>> Start

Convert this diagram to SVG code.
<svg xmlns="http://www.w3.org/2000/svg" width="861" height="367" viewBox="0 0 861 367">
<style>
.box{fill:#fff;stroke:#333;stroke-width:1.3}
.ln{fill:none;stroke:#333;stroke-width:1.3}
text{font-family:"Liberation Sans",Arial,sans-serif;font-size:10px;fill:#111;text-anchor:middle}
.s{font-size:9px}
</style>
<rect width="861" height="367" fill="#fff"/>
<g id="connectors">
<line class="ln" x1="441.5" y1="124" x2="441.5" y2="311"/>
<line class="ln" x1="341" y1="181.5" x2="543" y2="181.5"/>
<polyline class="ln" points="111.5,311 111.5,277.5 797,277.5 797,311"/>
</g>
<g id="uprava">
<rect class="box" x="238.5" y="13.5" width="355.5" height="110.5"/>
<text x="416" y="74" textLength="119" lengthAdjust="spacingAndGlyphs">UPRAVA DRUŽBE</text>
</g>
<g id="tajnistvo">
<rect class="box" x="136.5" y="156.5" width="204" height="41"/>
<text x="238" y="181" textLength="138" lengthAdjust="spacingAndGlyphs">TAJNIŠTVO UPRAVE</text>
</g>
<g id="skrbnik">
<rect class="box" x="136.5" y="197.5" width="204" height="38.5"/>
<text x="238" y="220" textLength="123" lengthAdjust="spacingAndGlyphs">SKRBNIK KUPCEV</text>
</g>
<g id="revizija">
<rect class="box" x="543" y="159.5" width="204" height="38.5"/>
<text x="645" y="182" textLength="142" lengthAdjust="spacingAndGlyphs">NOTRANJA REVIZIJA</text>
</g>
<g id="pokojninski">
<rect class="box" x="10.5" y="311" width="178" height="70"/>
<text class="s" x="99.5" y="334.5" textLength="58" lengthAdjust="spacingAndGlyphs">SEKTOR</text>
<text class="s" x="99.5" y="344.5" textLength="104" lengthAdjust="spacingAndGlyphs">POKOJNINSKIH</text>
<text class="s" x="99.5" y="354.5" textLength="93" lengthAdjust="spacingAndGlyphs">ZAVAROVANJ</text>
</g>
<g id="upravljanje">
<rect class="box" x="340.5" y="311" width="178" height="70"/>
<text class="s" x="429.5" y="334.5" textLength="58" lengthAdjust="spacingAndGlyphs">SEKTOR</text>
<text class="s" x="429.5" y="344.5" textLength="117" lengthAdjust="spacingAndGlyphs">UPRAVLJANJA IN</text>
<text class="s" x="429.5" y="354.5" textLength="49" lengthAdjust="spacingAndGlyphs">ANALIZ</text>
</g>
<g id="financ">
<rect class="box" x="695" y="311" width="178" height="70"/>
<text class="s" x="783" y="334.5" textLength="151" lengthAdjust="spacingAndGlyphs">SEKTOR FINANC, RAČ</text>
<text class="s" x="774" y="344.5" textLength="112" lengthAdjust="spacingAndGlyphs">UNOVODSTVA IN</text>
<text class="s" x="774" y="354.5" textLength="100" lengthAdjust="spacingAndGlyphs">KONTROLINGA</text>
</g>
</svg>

>> End
>> Start

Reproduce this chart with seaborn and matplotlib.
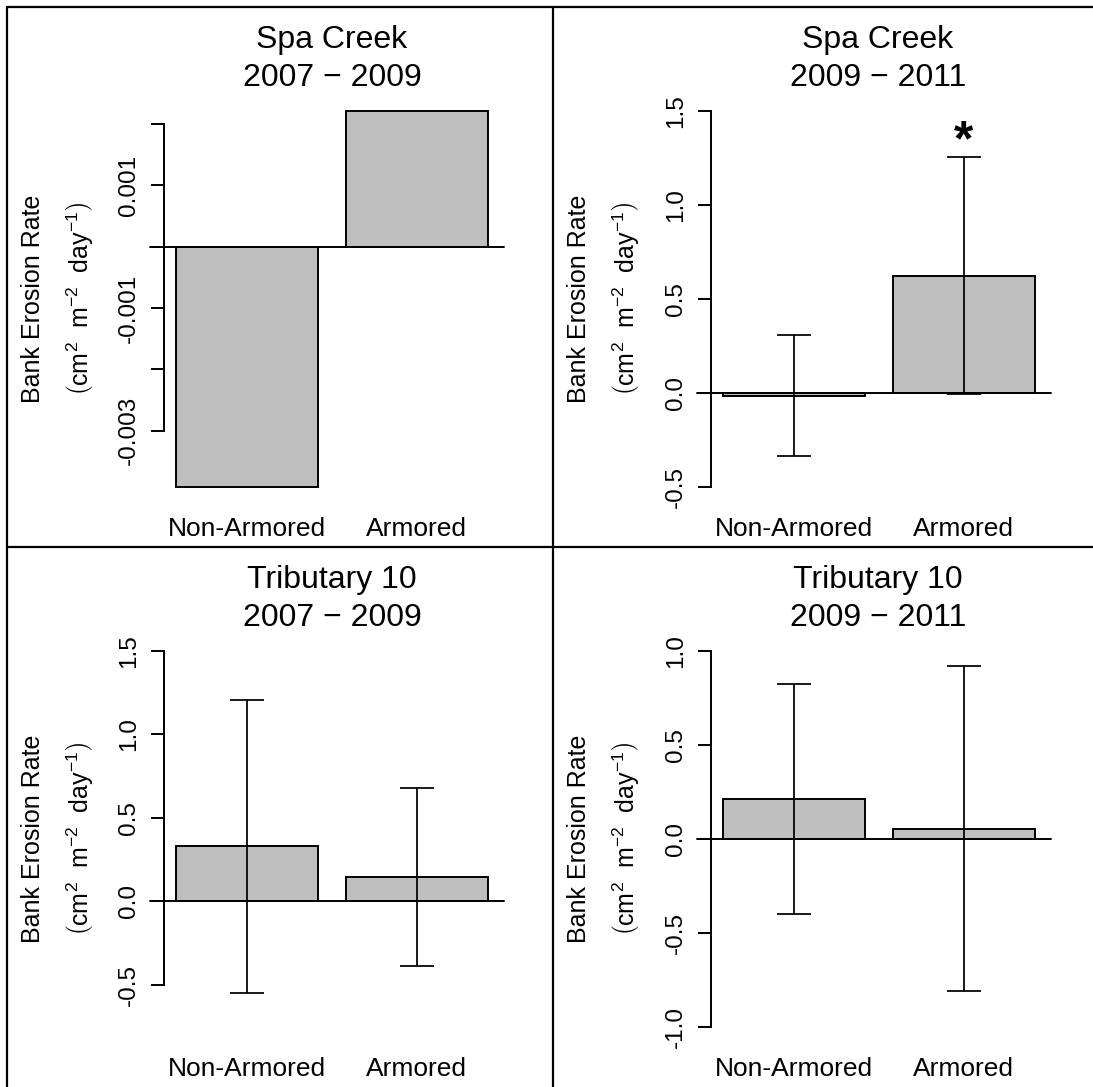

>> End
>> Start

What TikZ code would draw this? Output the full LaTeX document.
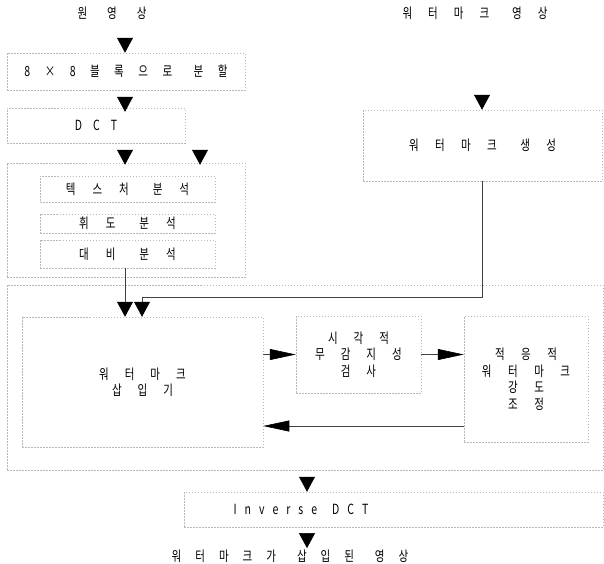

>> End

*Exercise aim*: Give every line of the material that includes the string "code".

*Output below*:
Convert this diagram to SVG code.
What TikZ code would draw this? Output the full LaTeX document.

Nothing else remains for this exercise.